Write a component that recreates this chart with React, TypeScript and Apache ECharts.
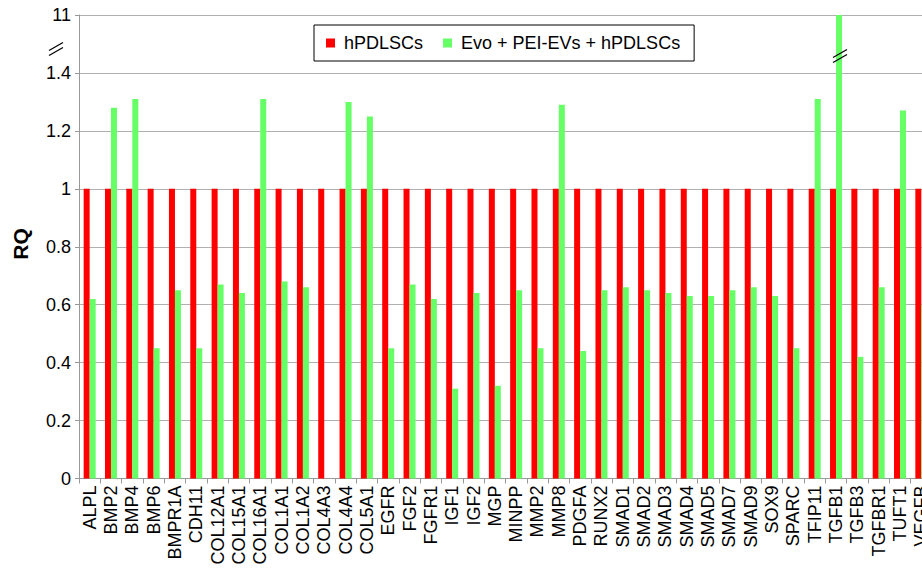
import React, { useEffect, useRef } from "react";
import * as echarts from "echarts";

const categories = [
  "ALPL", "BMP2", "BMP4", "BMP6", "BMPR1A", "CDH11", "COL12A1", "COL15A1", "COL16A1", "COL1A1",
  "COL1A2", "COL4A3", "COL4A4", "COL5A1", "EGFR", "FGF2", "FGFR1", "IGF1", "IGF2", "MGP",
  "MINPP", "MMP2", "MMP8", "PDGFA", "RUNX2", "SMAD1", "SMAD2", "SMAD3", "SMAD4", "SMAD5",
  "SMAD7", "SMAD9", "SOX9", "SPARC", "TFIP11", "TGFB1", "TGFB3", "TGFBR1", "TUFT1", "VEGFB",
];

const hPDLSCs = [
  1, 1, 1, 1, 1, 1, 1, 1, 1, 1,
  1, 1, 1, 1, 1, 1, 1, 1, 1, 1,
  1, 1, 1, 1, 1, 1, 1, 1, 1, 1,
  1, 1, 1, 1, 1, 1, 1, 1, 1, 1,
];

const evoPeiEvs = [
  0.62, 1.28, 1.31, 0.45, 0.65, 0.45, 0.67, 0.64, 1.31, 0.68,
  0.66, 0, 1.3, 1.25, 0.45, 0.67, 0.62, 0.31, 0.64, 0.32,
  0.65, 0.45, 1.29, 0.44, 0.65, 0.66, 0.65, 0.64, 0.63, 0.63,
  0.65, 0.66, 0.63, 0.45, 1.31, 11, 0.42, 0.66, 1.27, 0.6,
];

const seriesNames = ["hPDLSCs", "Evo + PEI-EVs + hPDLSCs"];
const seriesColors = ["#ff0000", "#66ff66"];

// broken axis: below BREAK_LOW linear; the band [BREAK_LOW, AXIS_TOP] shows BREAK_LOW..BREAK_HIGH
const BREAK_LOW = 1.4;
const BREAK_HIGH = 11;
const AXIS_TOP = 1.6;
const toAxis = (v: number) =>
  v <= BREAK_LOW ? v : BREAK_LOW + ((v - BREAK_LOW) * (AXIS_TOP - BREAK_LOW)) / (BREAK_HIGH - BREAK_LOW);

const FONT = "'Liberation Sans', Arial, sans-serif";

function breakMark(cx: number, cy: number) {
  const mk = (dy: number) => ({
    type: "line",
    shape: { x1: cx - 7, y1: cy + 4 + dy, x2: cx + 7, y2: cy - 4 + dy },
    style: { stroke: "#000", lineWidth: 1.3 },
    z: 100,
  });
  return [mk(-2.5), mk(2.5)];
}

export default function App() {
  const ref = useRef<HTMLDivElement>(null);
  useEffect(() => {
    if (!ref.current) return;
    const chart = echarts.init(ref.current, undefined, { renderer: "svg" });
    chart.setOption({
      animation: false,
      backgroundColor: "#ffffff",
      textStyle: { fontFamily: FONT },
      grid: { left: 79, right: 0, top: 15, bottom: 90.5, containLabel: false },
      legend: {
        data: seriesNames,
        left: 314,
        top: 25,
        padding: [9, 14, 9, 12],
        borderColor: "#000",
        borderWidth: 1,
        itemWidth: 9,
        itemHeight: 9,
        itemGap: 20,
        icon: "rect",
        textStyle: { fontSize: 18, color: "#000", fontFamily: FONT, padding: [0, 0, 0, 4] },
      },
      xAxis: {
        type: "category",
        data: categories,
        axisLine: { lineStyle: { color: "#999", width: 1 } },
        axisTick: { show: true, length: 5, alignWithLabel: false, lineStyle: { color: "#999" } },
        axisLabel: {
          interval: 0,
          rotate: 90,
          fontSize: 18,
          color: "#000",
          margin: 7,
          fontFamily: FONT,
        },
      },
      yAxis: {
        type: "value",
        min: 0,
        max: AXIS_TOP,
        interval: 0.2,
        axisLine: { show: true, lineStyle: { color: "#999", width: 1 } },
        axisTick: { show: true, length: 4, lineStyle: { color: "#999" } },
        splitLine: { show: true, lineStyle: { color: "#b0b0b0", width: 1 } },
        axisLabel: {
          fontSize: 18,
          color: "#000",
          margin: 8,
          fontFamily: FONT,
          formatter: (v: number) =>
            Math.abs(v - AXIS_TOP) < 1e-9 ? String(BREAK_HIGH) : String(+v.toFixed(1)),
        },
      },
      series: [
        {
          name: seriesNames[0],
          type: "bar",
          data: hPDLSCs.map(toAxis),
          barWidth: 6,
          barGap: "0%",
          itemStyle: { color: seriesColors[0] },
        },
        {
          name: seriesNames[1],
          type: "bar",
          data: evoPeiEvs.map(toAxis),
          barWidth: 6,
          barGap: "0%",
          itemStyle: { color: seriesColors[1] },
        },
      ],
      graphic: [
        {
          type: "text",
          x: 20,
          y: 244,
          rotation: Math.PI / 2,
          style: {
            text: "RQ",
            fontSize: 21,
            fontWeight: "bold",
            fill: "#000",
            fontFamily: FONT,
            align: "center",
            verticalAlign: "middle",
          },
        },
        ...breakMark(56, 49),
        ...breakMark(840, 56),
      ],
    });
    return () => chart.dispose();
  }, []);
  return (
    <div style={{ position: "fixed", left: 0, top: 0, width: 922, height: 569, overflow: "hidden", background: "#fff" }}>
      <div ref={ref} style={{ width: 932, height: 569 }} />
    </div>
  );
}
++++++++++++++++++++
## What the task requires
Exclude the images and reproduce the remaining data exactly.

## Answer to the exercise
Write a component that recreates this chart with React, TypeScript and Apache ECharts.
import React, { useEffect, useRef } from "react";
import * as echarts from "echarts";

const categories = [
  "ALPL", "BMP2", "BMP4", "BMP6", "BMPR1A", "CDH11", "COL12A1", "COL15A1", "COL16A1", "COL1A1",
  "COL1A2", "COL4A3", "COL4A4", "COL5A1", "EGFR", "FGF2", "FGFR1", "IGF1", "IGF2", "MGP",
  "MINPP", "MMP2", "MMP8", "PDGFA", "RUNX2", "SMAD1", "SMAD2", "SMAD3", "SMAD4", "SMAD5",
  "SMAD7", "SMAD9", "SOX9", "SPARC", "TFIP11", "TGFB1", "TGFB3", "TGFBR1", "TUFT1", "VEGFB",
];

const hPDLSCs = [
  1, 1, 1, 1, 1, 1, 1, 1, 1, 1,
  1, 1, 1, 1, 1, 1, 1, 1, 1, 1,
  1, 1, 1, 1, 1, 1, 1, 1, 1, 1,
  1, 1, 1, 1, 1, 1, 1, 1, 1, 1,
];

const evoPeiEvs = [
  0.62, 1.28, 1.31, 0.45, 0.65, 0.45, 0.67, 0.64, 1.31, 0.68,
  0.66, 0, 1.3, 1.25, 0.45, 0.67, 0.62, 0.31, 0.64, 0.32,
  0.65, 0.45, 1.29, 0.44, 0.65, 0.66, 0.65, 0.64, 0.63, 0.63,
  0.65, 0.66, 0.63, 0.45, 1.31, 11, 0.42, 0.66, 1.27, 0.6,
];

const seriesNames = ["hPDLSCs", "Evo + PEI-EVs + hPDLSCs"];
const seriesColors = ["#ff0000", "#66ff66"];

// broken axis: below BREAK_LOW linear; the band [BREAK_LOW, AXIS_TOP] shows BREAK_LOW..BREAK_HIGH
const BREAK_LOW = 1.4;
const BREAK_HIGH = 11;
const AXIS_TOP = 1.6;
const toAxis = (v: number) =>
  v <= BREAK_LOW ? v : BREAK_LOW + ((v - BREAK_LOW) * (AXIS_TOP - BREAK_LOW)) / (BREAK_HIGH - BREAK_LOW);

const FONT = "'Liberation Sans', Arial, sans-serif";

function breakMark(cx: number, cy: number) {
  const mk = (dy: number) => ({
    type: "line",
    shape: { x1: cx - 7, y1: cy + 4 + dy, x2: cx + 7, y2: cy - 4 + dy },
    style: { stroke: "#000", lineWidth: 1.3 },
    z: 100,
  });
  return [mk(-2.5), mk(2.5)];
}

export default function App() {
  const ref = useRef<HTMLDivElement>(null);
  useEffect(() => {
    if (!ref.current) return;
    const chart = echarts.init(ref.current, undefined, { renderer: "svg" });
    chart.setOption({
      animation: false,
      backgroundColor: "#ffffff",
      textStyle: { fontFamily: FONT },
      grid: { left: 79, right: 0, top: 15, bottom: 90.5, containLabel: false },
      legend: {
        data: seriesNames,
        left: 314,
        top: 25,
        padding: [9, 14, 9, 12],
        borderColor: "#000",
        borderWidth: 1,
        itemWidth: 9,
        itemHeight: 9,
        itemGap: 20,
        icon: "rect",
        textStyle: { fontSize: 18, color: "#000", fontFamily: FONT, padding: [0, 0, 0, 4] },
      },
      xAxis: {
        type: "category",
        data: categories,
        axisLine: { lineStyle: { color: "#999", width: 1 } },
        axisTick: { show: true, length: 5, alignWithLabel: false, lineStyle: { color: "#999" } },
        axisLabel: {
          interval: 0,
          rotate: 90,
          fontSize: 18,
          color: "#000",
          margin: 7,
          fontFamily: FONT,
        },
      },
      yAxis: {
        type: "value",
        min: 0,
        max: AXIS_TOP,
        interval: 0.2,
        axisLine: { show: true, lineStyle: { color: "#999", width: 1 } },
        axisTick: { show: true, length: 4, lineStyle: { color: "#999" } },
        splitLine: { show: true, lineStyle: { color: "#b0b0b0", width: 1 } },
        axisLabel: {
          fontSize: 18,
          color: "#000",
          margin: 8,
          fontFamily: FONT,
          formatter: (v: number) =>
            Math.abs(v - AXIS_TOP) < 1e-9 ? String(BREAK_HIGH) : String(+v.toFixed(1)),
        },
      },
      series: [
        {
          name: seriesNames[0],
          type: "bar",
          data: hPDLSCs.map(toAxis),
          barWidth: 6,
          barGap: "0%",
          itemStyle: { color: seriesColors[0] },
        },
        {
          name: seriesNames[1],
          type: "bar",
          data: evoPeiEvs.map(toAxis),
          barWidth: 6,
          barGap: "0%",
          itemStyle: { color: seriesColors[1] },
        },
      ],
      graphic: [
        {
          type: "text",
          x: 20,
          y: 244,
          rotation: Math.PI / 2,
          style: {
            text: "RQ",
            fontSize: 21,
            fontWeight: "bold",
            fill: "#000",
            fontFamily: FONT,
            align: "center",
            verticalAlign: "middle",
          },
        },
        ...breakMark(56, 49),
        ...breakMark(840, 56),
      ],
    });
    return () => chart.dispose();
  }, []);
  return (
    <div style={{ position: "fixed", left: 0, top: 0, width: 922, height: 569, overflow: "hidden", background: "#fff" }}>
      <div ref={ref} style={{ width: 932, height: 569 }} />
    </div>
  );
}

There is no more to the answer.